The new, self-identified and repeat labels apply the first time an examiner reports a violation. Violations can include multiple labels, including:

  • New. The violation or a similar one hasn’t been communicated in writing by the OCC in the past five years.
  • Self-identified. The board and management have identified the violation, documented it and told the OCC about it.
  • Repeat. The violation or a similar has been communicated in writing by the OCC sometime during the last five years. These can include self-identified violations.

Violation follow-up

After a follow-up activity, the OCC will update the status of the violation. Labels include:

  • Past due. The bank didn’t implement expected corrective actions, or they weren’t effective.
  • Pending validation. The bank implemented corrective action, but they haven’t been in place long enough to demonstrate whether they are effective or more testing is needed.
  • Closed. The violation has been corrected, or it’s not correctable.

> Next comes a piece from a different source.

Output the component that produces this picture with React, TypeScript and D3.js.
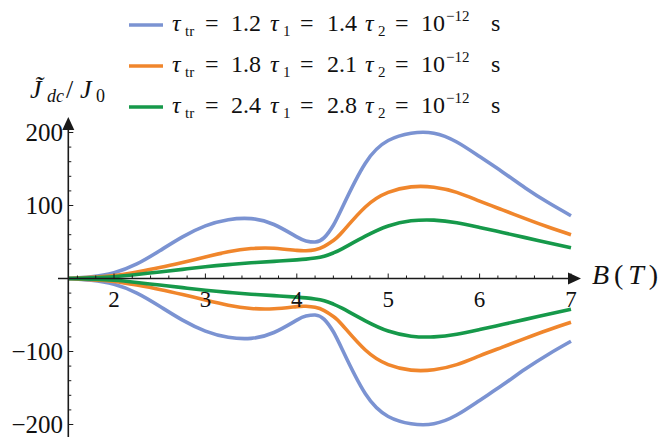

While clearer communication is always a good thing, banks shouldn’t confuse clarity with forgiveness. It’s just important as ever to carefully document and track exam and audit findings and to work collaboratively across your institution to resolve them. Nothing can fall through the cracks because I can guarantee you that examiners won’t forget.

As the bulletin spells out, “The OCC expects the board and management to take timely and effective correction of all violations regardless of how they are communicated. If management fails to correct a violation previously communicated in a separate written document by the OCC, the examiner should include the violation in the next ROE or supervisory letter.”